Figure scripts
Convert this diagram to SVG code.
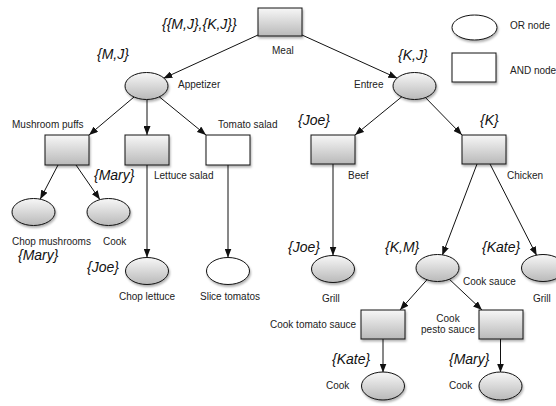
<svg xmlns="http://www.w3.org/2000/svg" width="556" height="406" viewBox="0 0 556 406">
<style>
.lbl{font-family:"Liberation Sans",Arial,sans-serif;font-size:10px;fill:#222}
.set{font-family:"Liberation Sans",Arial,sans-serif;font-size:14px;font-style:italic;fill:#111}
.g{fill:url(#grad);stroke:#111;stroke-width:1;filter:url(#sh)}
.w{fill:#fff;stroke:#111;stroke-width:1;filter:url(#sh)}
.c line{stroke:#111;stroke-width:1;marker-end:url(#ah)}
</style>
<defs>
<linearGradient id="grad" x1="0" y1="0" x2="0" y2="1">
<stop offset="0" stop-color="#f7f7f7"/>
<stop offset="1" stop-color="#b9b9b9"/>
</linearGradient>
<filter id="sh" x="-20%" y="-20%" width="150%" height="160%">
<feDropShadow dx="1" dy="2" stdDeviation="1.2" flood-color="#000" flood-opacity="0.3"/>
</filter>
<marker id="ah" markerWidth="9" markerHeight="7" refX="9" refY="3.5" orient="auto" markerUnits="userSpaceOnUse">
<path d="M0,0 L9,3.5 L0,7 z" fill="#111"/>
</marker>
</defs>
<rect width="556" height="406" fill="#fff"/>

<g id="legend">
<ellipse class="w" cx="474.5" cy="27.5" rx="22.5" ry="12.5"/>
<text class="lbl" x="510" y="29">OR node</text>
<rect class="w" x="452" y="53" width="44" height="29"/>
<text class="lbl" x="510" y="74">AND node</text>
</g>

<g class="c" id="connectors">
<line x1="258" y1="35" x2="163.3" y2="78.4"/>
<line x1="302" y1="35" x2="397.3" y2="78.2"/>
<line x1="134.5" y1="96.6" x2="89" y2="135"/>
<line x1="147" y1="99.5" x2="147" y2="135"/>
<line x1="158.8" y1="96.4" x2="206" y2="135"/>
<line x1="58" y1="165" x2="40.2" y2="199.2"/>
<line x1="76" y1="165" x2="99.9" y2="199.6"/>
<line x1="147" y1="165" x2="147" y2="257.5"/>
<line x1="228" y1="165" x2="228" y2="257.5"/>
<line x1="402" y1="96.6" x2="355" y2="135"/>
<line x1="425.2" y1="97.3" x2="462" y2="135"/>
<line x1="333" y1="164" x2="333" y2="255.5"/>
<line x1="477" y1="164" x2="442.3" y2="255.3"/>
<line x1="490" y1="164" x2="536.7" y2="255.6"/>
<line x1="427.3" y1="279.4" x2="400" y2="310"/>
<line x1="449.1" y1="279" x2="482" y2="310"/>
<line x1="383" y1="339" x2="383" y2="372.5"/>
<line x1="500.5" y1="339" x2="500.5" y2="372.5"/>
</g>

<g id="meal">
<rect class="g" x="258" y="8" width="44" height="28"/>
<text class="lbl" x="272" y="54">Meal</text>
<text class="set" x="162" y="29">{{M,J},{K,J}}</text>
</g>
<g id="appetizer">
<ellipse class="g" cx="146.5" cy="86" rx="21.5" ry="13.5"/>
<text class="lbl" x="178" y="88">Appetizer</text>
<text class="set" x="97" y="59">{M,J}</text>
</g>
<g id="entree">
<ellipse class="g" cx="414.5" cy="86" rx="21.5" ry="13.5"/>
<text class="lbl" x="354" y="88">Entree</text>
<text class="set" x="398" y="60">{K,J}</text>
</g>
<g id="mushroom-puffs">
<rect class="g" x="45" y="135" width="44" height="30"/>
<text class="lbl" x="12" y="128">Mushroom puffs</text>
<text class="set" x="94" y="180">{Mary}</text>
</g>
<g id="lettuce-salad">
<rect class="g" x="125" y="135" width="44" height="30"/>
<text class="lbl" x="154" y="179">Lettuce salad</text>
</g>
<g id="tomato-salad">
<rect class="w" x="206" y="135" width="44" height="30"/>
<text class="lbl" x="218" y="128">Tomato salad</text>
</g>
<g id="chop-mushrooms">
<ellipse class="g" cx="33.5" cy="212" rx="21.5" ry="13.5"/>
<text class="lbl" x="12" y="245">Chop mushrooms</text>
<text class="set" x="18" y="260">{Mary}</text>
</g>
<g id="cook-mushrooms">
<ellipse class="g" cx="108.5" cy="212" rx="21.5" ry="13.5"/>
<text class="lbl" x="103" y="245">Cook</text>
</g>
<g id="chop-lettuce">
<ellipse class="g" cx="147" cy="271" rx="21.5" ry="13.5"/>
<text class="lbl" x="147" y="300" text-anchor="middle">Chop lettuce</text>
<text class="set" x="87" y="272">{Joe}</text>
</g>
<g id="slice-tomatos">
<ellipse class="w" cx="228" cy="271" rx="21.5" ry="13.5"/>
<text class="lbl" x="230" y="300" text-anchor="middle">Slice tomatos</text>
</g>
<g id="beef">
<rect class="g" x="311" y="135" width="44" height="29"/>
<text class="lbl" x="348" y="179">Beef</text>
<text class="set" x="298" y="125">{Joe}</text>
</g>
<g id="chicken">
<rect class="g" x="462" y="135" width="44" height="29"/>
<text class="lbl" x="507" y="179">Chicken</text>
<text class="set" x="480" y="125">{K}</text>
</g>
<g id="grill-beef">
<ellipse class="g" cx="333" cy="269" rx="21.5" ry="13.5"/>
<text class="lbl" x="322" y="302">Grill</text>
<text class="set" x="288" y="252">{Joe}</text>
</g>
<g id="cook-sauce">
<ellipse class="g" cx="437.5" cy="268" rx="21.5" ry="13.5"/>
<text class="lbl" x="463" y="285">Cook sauce</text>
<text class="set" x="385" y="252">{K,M}</text>
</g>
<g id="grill-chicken">
<ellipse class="g" cx="543" cy="268" rx="21.5" ry="13.5"/>
<text class="lbl" x="533" y="302">Grill</text>
<text class="set" x="482" y="252">{Kate}</text>
</g>
<g id="cook-tomato-sauce">
<rect class="g" x="361" y="310" width="44" height="29"/>
<text class="lbl" x="270" y="328">Cook tomato sauce</text>
<text class="set" x="332" y="364">{Kate}</text>
</g>
<g id="cook-pesto-sauce">
<rect class="g" x="479" y="310" width="44" height="29"/>
<text class="lbl" x="448" y="322" text-anchor="middle">Cook</text>
<text class="lbl" x="448" y="333" text-anchor="middle">pesto sauce</text>
<text class="set" x="449" y="364">{Mary}</text>
</g>
<g id="cook-kate">
<ellipse class="g" cx="383" cy="386" rx="21.5" ry="14"/>
<text class="lbl" x="326" y="389">Cook</text>
</g>
<g id="cook-mary">
<ellipse class="g" cx="500.5" cy="386" rx="21.5" ry="14"/>
<text class="lbl" x="449" y="389">Cook</text>
</g>
</svg>
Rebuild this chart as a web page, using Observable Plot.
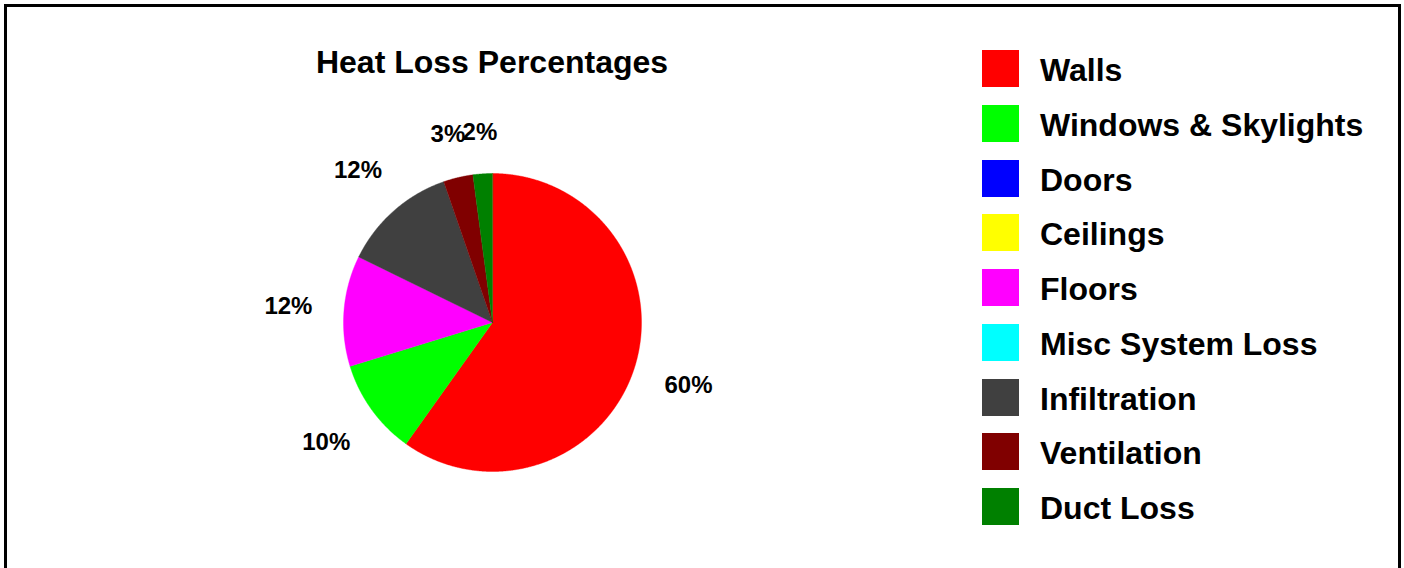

[STATED GOAL]: Report only how many lines in the records contain the word "this".

[COMPLETE OUTPUT]: 2